Uma conferência de imprensa “patética”
A intervenção de Carlos Moedas deixou patente, por outro lado, uma aparente dissensão no seio do próprio Executivo a propósito do conteúdo do trabalho do FMI. Na antecâmara da conferência de imprensa do secretário de Estado, o ministro da Solidariedade e da Segurança Social, Pedro Mota Soares, afirmava que o relatório apresentava “sugestões” e não “decisões”. E que “algumas dessas sugestões partem de pressupostos que estão errados”.
“Estão a falar de um documento que não é um documento final nem é um documento oficial do FMI, por isso mesmo não foi sujeito a uma avaliação por parte do Governo Português”, disse o governante e dirigente do CDS-PP, questionado pelos jornalistas à margem de uma deslocação a Seia.
O secretário de Estado adjunto do primeiro-ministro alegaria, mais tarde, que o ministro ter-se-ia referido “a alguma versão preliminar ou a algum ponto que não faz parte da versão final que é agora pública”. Carlos Moedas argumentaria também que o trabalho discutido ao longo da manhã de quarta-feira não correspondia à “versão final do relatório que foi entregue” ao Governo.
Entre a Oposição, não tardaram as críticas quer ao documento do FMI, quer às palavras de Moedas. Se o PS, através do secretário-geral António José Seguro e em seguida do líder parlamentar Carlos Zorrinho, declarou total indisponibilidade para dar luz verde aos cortes, o PCP disse esperar uma versão do documento em Português e o Bloco de Esquerda denunciou “um brutal ataque” ao Estado social e à Constituição da República.

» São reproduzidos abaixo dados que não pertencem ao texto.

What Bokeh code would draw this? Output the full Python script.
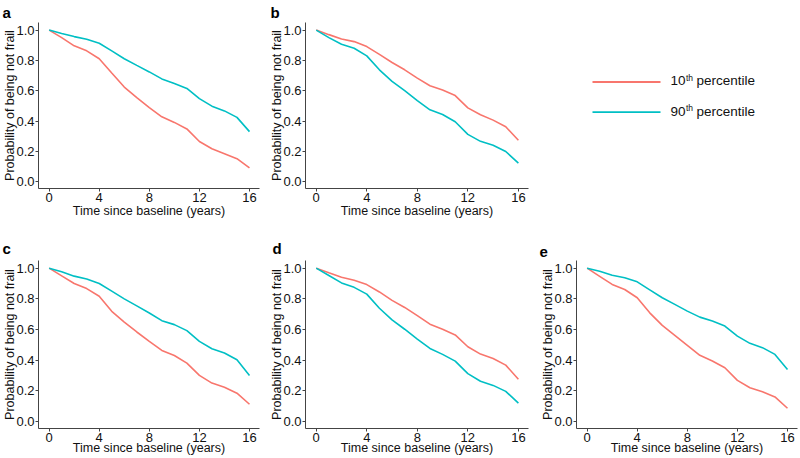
from bokeh.plotting import figure
from bokeh.layouts import column, row
from bokeh.models import Range1d, FixedTicker, PrintfTickFormatter
from bokeh.core.properties import value
from bokeh.embed import file_html
from bokeh.resources import INLINE

# ---------------- data ----------------
years = list(range(0, 17))
x_ticks = [0, 4, 8, 12, 16]
y_ticks = [0.0, 0.2, 0.4, 0.6, 0.8, 1.0]
x_title = "Time since baseline (years)"
y_title = "Probability of being not frail"
series_names = ["10th percentile", "90th percentile"]

a_p10 = [1.0, 0.95, 0.896, 0.863, 0.811, 0.717, 0.624, 0.554, 0.489, 0.428, 0.391, 0.348, 0.265, 0.217, 0.185, 0.152, 0.091]
a_p90 = [1.0, 0.978, 0.957, 0.939, 0.913, 0.863, 0.811, 0.767, 0.724, 0.678, 0.648, 0.615, 0.548, 0.498, 0.467, 0.424, 0.330]
b_p10 = [1.0, 0.97, 0.941, 0.924, 0.891, 0.84, 0.786, 0.738, 0.683, 0.633, 0.605, 0.568, 0.487, 0.441, 0.406, 0.362, 0.273]
b_p90 = [1.0, 0.95, 0.906, 0.88, 0.83, 0.738, 0.662, 0.6, 0.535, 0.474, 0.443, 0.395, 0.312, 0.266, 0.24, 0.199, 0.122]
c_p10 = [1.0, 0.95, 0.9, 0.867, 0.817, 0.719, 0.649, 0.584, 0.523, 0.464, 0.431, 0.381, 0.301, 0.251, 0.224, 0.185, 0.113]
c_p90 = [1.0, 0.976, 0.948, 0.93, 0.9, 0.85, 0.8, 0.754, 0.708, 0.658, 0.632, 0.593, 0.523, 0.475, 0.447, 0.403, 0.301]
d_p10 = [1.0, 0.97, 0.941, 0.921, 0.893, 0.845, 0.79, 0.744, 0.691, 0.635, 0.602, 0.565, 0.488, 0.44, 0.411, 0.368, 0.276]
d_p90 = [1.0, 0.952, 0.904, 0.875, 0.831, 0.739, 0.663, 0.602, 0.538, 0.477, 0.438, 0.394, 0.313, 0.263, 0.236, 0.197, 0.12]
e_p10 = [1.0, 0.947, 0.894, 0.861, 0.807, 0.709, 0.627, 0.562, 0.497, 0.432, 0.395, 0.351, 0.269, 0.221, 0.195, 0.161, 0.087]
e_p90 = [1.0, 0.98, 0.954, 0.937, 0.911, 0.859, 0.807, 0.764, 0.72, 0.681, 0.655, 0.623, 0.557, 0.51, 0.482, 0.438, 0.34]

# ---------------- style ----------------
FONT = "Liberation Sans"
RED = "#F8766D"
CYAN = "#00BFC4"
AXC = "#444444"
TXT = "#111111"


def panel(letter, p10, p90, width, height, left, right, top, bottom, title_x, title_standoff, xlab_standoff):
    p = figure(width=width, height=height, output_backend="svg", toolbar_location=None,
               x_range=Range1d(-0.85, 16.8), y_range=Range1d(-0.045, 1.05),
               min_border_left=left, min_border_right=right,
               min_border_top=top, min_border_bottom=bottom,
               title=letter)
    p.title.text_font = FONT
    p.title.text_font_size = "15px"
    p.title.text_font_style = "bold"
    p.title.text_color = "black"
    p.title.align = "left"
    p.title.standoff = title_standoff
    p.title.offset = title_x - left
    p.line(years, p10, color=RED, line_width=1.6)
    p.line(years, p90, color=CYAN, line_width=1.6)
    p.xgrid.visible = False
    p.ygrid.visible = False
    p.outline_line_color = None
    p.xaxis.ticker = FixedTicker(ticks=x_ticks)
    p.yaxis.ticker = FixedTicker(ticks=y_ticks)
    p.yaxis.formatter = PrintfTickFormatter(format="%.1f")
    for ax in (p.xaxis[0], p.yaxis[0]):
        ax.axis_line_color = AXC
        ax.axis_line_width = 1
        ax.major_tick_line_color = AXC
        ax.minor_tick_line_color = None
        ax.major_tick_in = 0
        ax.major_tick_out = 3
        ax.major_label_text_font = FONT
        ax.major_label_text_font_size = "13px"
        ax.major_label_text_color = TXT
        ax.axis_label_text_font = FONT
        ax.axis_label_text_font_size = "12.5px"
        ax.axis_label_text_font_style = "normal"
        ax.axis_label_text_color = TXT
    p.xaxis.major_label_standoff = 1
    p.xaxis.axis_label_standoff = xlab_standoff
    p.yaxis.major_label_standoff = 1
    p.yaxis.axis_label_standoff = -4
    p.xaxis.axis_label = x_title
    p.yaxis.axis_label = y_title
    return p


H1 = 226
H2 = 231
pa = panel("a", a_p10, a_p90, 265, H1, 36, 6, 21, 38, 0, 3, -1)
pb = panel("b", b_p10, b_p90, 265, H1, 40, 2, 21, 38, 5, 3, -1)
pc = panel("c", c_p10, c_p90, 265, H2, 36, 6, 34, 29, 0, 7, -4)
pd = panel("d", d_p10, d_p90, 265, H2, 40, 2, 34, 29, 7, 7, -4)
pe = panel("e", e_p10, e_p90, 269, H2, 46, 2, 34, 29, 9, 7, -4)

# ---------------- legend panel ----------------
leg = figure(width=269, height=H1, output_backend="svg", toolbar_location=None,
             x_range=Range1d(0, 269), y_range=Range1d(H1, 0),
             x_axis_location=None, y_axis_location=None, min_border=0)
leg.xgrid.visible = False
leg.ygrid.visible = False
leg.outline_line_color = None
leg.segment(x0=[62, 62], y0=[81, 122], x1=[130, 130], y1=[81, 122],
            line_color=[RED, CYAN], line_width=1.8)
for name, yy in zip(series_names, [81, 122]):
    num = name.split("th")[0]
    leg.text(x=[140], y=[yy - 1.5], text=[num], text_font=value(FONT), text_font_size="13.5px",
             text_color=TXT, text_baseline="middle", text_align="left")
    leg.text(x=[155.5], y=[yy - 6], text=["th"], text_font=value(FONT), text_font_size="8.5px",
             text_color=TXT, text_baseline="middle", text_align="left")
    leg.text(x=[166], y=[yy - 1.5], text=["percentile"], text_font=value(FONT), text_font_size="13.5px",
             text_color=TXT, text_baseline="middle", text_align="left")

layout = column(row(pa, pb, leg), row(pc, pd, pe))

open("out.html", "w").write(file_html(layout, INLINE))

Classificando de “patética” a conferência de imprensa do secretário de Estado, Carlos Zorrinho reforçou a posição assumida por Seguro, para quem o Governo de Passos Coelho “não tem mandato” para proceder a reformas com o escopo prescrito pelo FMI. E ironizou: “Começámos por ter conhecimento destes cortes por um comentador, depois tomámos conhecimento deste estudo do FMI por um jornal, a seguir tivemos vários membros do Governo a pronunciarem-se sobre este estudo de forma contraditória e agora o secretário de Estado adjunto do primeiro-ministro vem dizer que, embora este não seja um relatório do Governo, é um estudo muito bom”.